Y lo cierto es que Fiorella puede volver a colorear. Fiorella todavía puede correr bajo el sol naranja y perderse entre los árboles verdes y sentirse libre bajo el cielo azul. Fiorella todavía puede darse cuenta de que no se trata de culpar a la mujer, quien ha sido criada para ver límites y jaulas donde no las hay, quien ha aprendido a seguir ciegamente las paredes que la tradición patriarcal ha construido bruscamente frente a sus sueños. Fiorella se dará cuenta, hoy o mañana, que hemos sido educadas por un sistema social que se cree capaz de regir quién puede soñar y quién no, el mismo que nos ha enseñado que nuestra fe no es nuestra, que nuestra fe debe ser accesorio dirigido hacia los sueños de los demás.

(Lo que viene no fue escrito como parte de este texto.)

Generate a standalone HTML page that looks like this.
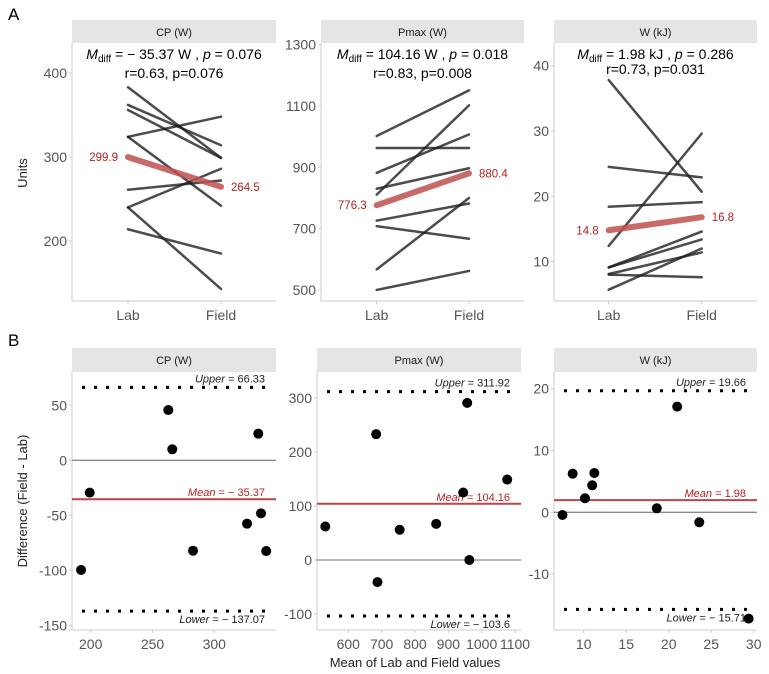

Para Fiorella, es cuestión de abrir los ojos. Es cuestión de darse cuenta que, para crear naranja de nuevo, sólo tiene que alejarse de la lluvia y dejar la paleta secar. Es cuestión de derribar los muros que ni siquiera existen en otro lado más que en la costumbre. Se trata de dar un paso adelante, y uno más, y otro más—de seguir caminando, de empezar a correr, de no parar de soñar. Se trata de dejar crecer las alas, que nadie nos las corte, de llegar tan alto que podamos ver a Fiorella bailar en Broadway y a mi amiga siendo la mejor profesora de física y a los miles y miles de sueños que sin querer se han alejado de sus dueñas.

Entonces, Fiorella, abrí los ojos y pensá, “sí, eso lo puedo hacer”. Dejá de lado el “¿segura que querés eso?”, pisoteá los “eso no es para vos”, mirate al espejo y pensá: “Esta chica sí que sabe soñar. Y lo va a lograr.” Porque vos no dejaste de soñar, y a tus sueños no los abandonaste: los mandaron a volar—pero eso no significa que no tengas las alas para buscarlos, y hacerlos temblar.




Bibliografía:

  • Álvarez, Silvina (2012): “La autonomía personal de las mujeres. Una aproximación a la autonomía relacional y la construcción de las opciones”, publicado en el marco del seminario de la Facultad de Derecho de la Universidad de Palermo, disponible en <palermo.edu/derecho/pdf/La-autonomia-de-las-mujeres.pdf>.
  • Montero, Rosa (2014): “La ridícula idea de no volver a verte”, publicado por la editorial Seix Barral. Barcelona, España.
  • Tenenbaum, Tamara (2019): “El fin del amor: querer y coger”, publicado por la Editorial Ariel. Buenos Aires, Argentina.